I recently spoke on Ethics in a casual breakfast with the most unexpected “creative” audience mix: about 150 start up/ tech/ millennials/ architects/ photographers and designers. One of the biggest takeaways we discussed was to review our own thoughts, actions and habits- and how they turned into our behaviour, that which defines our character. If I took the same thought process and applied it to our personal relationship with water, I wonder what conclusions we can draw? Are we ethical about our water consumption? What is the moral use of it , when is it abusive, and why should we only change our ways when there is a crisis?
In the Ethics session I asked the audience to reflect on actions – particularly repeated actions that become just the way they do things. The way you always take car #3 on the MTR that gets you straight to the escalators – things like this become your habits and are tough to break because they simply have become second nature.

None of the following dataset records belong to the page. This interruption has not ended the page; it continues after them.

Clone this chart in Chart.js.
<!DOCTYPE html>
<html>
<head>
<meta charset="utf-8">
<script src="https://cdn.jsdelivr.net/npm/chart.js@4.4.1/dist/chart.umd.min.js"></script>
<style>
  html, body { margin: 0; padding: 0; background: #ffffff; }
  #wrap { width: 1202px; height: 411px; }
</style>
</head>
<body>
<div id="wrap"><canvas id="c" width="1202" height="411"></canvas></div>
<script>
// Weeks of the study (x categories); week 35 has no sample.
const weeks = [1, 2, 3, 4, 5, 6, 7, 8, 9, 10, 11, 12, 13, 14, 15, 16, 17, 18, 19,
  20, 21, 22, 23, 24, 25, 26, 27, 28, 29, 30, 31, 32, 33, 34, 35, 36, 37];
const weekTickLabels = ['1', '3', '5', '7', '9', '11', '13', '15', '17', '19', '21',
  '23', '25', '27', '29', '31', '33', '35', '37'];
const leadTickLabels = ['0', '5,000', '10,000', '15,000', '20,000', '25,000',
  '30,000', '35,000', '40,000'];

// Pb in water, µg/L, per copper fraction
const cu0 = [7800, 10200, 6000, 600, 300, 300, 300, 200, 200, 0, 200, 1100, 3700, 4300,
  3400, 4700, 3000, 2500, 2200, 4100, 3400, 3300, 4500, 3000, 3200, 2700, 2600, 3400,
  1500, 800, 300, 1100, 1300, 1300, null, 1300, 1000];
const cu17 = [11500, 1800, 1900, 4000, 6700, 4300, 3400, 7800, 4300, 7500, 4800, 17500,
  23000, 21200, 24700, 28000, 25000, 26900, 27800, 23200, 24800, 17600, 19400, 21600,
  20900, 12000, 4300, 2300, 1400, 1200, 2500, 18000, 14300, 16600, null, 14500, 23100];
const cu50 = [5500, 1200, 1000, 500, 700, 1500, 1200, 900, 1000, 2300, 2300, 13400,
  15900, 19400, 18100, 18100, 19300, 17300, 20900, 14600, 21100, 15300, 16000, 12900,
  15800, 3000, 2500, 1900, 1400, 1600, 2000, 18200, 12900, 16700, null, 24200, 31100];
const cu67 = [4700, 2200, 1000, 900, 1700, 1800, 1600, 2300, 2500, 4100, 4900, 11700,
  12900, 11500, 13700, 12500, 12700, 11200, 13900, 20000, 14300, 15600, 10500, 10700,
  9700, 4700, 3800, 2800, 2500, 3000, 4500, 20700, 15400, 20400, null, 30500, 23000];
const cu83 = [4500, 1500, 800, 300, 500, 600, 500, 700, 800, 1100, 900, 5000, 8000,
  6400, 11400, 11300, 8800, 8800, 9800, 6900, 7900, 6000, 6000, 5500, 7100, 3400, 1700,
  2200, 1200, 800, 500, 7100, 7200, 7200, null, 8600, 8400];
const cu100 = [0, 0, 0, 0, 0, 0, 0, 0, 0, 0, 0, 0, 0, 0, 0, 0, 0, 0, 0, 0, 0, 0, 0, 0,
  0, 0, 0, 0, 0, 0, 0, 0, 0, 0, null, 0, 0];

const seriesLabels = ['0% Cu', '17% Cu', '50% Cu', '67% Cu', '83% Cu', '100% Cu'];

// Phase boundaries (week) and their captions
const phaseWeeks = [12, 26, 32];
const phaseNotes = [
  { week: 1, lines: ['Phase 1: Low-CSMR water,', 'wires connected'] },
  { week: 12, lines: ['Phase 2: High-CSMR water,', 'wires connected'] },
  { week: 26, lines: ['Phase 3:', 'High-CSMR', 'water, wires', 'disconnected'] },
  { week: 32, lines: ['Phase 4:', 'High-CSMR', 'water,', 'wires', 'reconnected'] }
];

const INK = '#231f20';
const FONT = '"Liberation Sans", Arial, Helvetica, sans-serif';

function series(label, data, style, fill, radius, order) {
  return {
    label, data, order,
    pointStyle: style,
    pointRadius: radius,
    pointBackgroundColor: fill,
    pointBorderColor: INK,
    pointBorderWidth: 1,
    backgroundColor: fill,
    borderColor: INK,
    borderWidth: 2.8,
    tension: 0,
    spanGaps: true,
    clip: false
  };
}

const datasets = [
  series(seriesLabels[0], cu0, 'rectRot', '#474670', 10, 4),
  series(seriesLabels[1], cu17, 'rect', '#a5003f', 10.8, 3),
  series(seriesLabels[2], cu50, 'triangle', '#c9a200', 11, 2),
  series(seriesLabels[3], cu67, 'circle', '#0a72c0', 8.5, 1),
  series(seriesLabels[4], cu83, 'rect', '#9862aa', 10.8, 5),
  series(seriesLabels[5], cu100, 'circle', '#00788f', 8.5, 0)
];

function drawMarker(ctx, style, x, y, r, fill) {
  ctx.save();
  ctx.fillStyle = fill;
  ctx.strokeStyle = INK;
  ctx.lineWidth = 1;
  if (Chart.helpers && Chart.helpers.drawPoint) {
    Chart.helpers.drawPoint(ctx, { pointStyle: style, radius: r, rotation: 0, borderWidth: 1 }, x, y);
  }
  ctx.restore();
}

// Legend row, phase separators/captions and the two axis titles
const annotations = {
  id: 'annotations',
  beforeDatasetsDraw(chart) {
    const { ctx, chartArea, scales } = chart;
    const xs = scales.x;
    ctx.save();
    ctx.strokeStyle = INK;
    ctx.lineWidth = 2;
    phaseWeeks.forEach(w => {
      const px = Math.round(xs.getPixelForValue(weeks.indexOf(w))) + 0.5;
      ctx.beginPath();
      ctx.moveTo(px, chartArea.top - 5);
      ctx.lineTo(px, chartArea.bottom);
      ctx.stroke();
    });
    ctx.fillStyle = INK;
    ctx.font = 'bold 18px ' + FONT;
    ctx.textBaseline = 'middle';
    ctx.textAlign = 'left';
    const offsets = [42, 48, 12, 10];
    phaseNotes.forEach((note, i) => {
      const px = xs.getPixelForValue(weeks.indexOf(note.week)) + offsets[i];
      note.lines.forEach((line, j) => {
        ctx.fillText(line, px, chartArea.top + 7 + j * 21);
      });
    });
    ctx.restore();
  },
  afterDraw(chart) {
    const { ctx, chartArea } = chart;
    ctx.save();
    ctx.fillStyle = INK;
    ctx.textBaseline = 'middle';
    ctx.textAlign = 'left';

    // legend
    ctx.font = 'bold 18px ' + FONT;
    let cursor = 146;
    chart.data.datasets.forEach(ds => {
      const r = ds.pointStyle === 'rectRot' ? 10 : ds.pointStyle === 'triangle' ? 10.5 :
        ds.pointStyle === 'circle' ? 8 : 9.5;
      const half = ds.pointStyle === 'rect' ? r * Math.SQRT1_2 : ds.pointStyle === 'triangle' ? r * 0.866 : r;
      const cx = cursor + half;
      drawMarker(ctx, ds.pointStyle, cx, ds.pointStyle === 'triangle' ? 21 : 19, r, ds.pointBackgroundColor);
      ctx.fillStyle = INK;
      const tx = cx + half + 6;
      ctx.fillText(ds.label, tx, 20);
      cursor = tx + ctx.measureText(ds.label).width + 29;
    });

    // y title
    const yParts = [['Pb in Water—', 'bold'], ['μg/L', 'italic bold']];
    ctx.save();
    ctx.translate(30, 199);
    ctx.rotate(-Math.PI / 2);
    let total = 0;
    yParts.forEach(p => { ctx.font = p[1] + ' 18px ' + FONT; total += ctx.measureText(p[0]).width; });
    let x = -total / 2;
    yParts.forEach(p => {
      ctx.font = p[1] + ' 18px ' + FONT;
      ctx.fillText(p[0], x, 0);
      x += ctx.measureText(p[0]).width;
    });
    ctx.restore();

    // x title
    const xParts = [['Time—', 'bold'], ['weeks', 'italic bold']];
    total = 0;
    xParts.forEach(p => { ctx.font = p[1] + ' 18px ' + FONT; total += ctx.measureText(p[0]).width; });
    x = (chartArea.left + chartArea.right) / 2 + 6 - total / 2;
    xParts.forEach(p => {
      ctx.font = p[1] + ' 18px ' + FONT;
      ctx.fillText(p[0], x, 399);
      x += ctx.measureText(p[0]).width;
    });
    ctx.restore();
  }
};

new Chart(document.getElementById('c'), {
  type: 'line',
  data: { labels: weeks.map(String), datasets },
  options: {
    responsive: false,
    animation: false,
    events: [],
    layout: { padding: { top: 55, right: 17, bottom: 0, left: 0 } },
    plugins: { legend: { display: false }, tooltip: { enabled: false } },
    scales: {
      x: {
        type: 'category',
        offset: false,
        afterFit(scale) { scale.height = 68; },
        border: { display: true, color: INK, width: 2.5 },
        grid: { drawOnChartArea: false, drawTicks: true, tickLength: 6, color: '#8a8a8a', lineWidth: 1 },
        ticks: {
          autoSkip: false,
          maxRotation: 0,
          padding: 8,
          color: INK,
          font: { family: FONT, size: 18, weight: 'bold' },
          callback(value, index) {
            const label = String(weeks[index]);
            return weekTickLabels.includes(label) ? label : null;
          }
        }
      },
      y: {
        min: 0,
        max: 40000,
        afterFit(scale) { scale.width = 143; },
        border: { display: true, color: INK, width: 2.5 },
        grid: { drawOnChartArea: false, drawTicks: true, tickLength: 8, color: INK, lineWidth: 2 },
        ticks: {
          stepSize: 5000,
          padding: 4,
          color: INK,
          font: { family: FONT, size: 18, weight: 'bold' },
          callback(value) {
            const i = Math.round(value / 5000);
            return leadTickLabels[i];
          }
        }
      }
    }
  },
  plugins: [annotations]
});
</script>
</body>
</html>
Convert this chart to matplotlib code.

Habits are tough to break because they become second nature
If I asked the same of you now, what water-related habits have you come to adopt, what would that look like? The tap running as you brush your teeth? Watering lawns during a drought? Whatever they may be, we should reflect on why they have become our habits – and also reflect on their implications:
- Drinking tea rather than coffee can save 120 litres of water per cup
- With the average person flushing five times a day, toilets make up about 31% of overall household water consumption. In a home with older toilets, an average flush uses about 3.6 gallons (13.6 liters), that’s the equivalent of 18 bottles of wine
- An 8 ounce steak uses a staggering 3,500 litres of water – or the equivalent of 17 full bathtubs
There’s many more of these astonishing statistics and the invitation is here to read more- in order to slowly change our habits. If we all adopted 1 or 2 small changes, they become manageable – and they become inspirational.
Start with yourself. It’s the only thing you can truly control.
“95% of the water we use everyday is invisible – and not as simple as counting 8 glasses to drink.”
95% of the water we use everyday is invisible – and not as simple as counting 8 glasses to drink. In fact, they are embedded in your every choice- clothing, beverage, mode of transport, etc. Make it as simple as understanding the amount of water embedded in a product, and finding out whether there are better choices out there.
One of my good friends and fellow World Economic Forum Young Global Leader Mina Guli recently ran 7 deserts in 7 continents in 7 weeks for one reason: water. Mina says “I’m doing this for our planet and the generations to come. I’m running for every person who uses water.”
During her runs she observed several instances of the water challenges we are facing today. When Mina ran through Jordan she said “Usually at this time of year the canyon should be full of water, which would last for 3-4 months. It was empty. And the next. And the next.” She also witnessed the impact of water scarcity in Spain, with the shift from subsistence farming to commercial farming when she spoke to olive grower Juan Jose during the Tabernas desert run.
Our actions and habits can make a difference, however small
“I hope to raise awareness of the water crisis and inspire the next generation to believe they can make a difference by pledging to do just one thing each day to reduce their water consumption. Small steps, each day, because every drop counts.”
We won’t all have Mina’s courage, or stamina to run 7 deserts. Giving up chocolate for a week seems lame in comparison, but we can all do our own share. Our actions and habits can make a difference however small.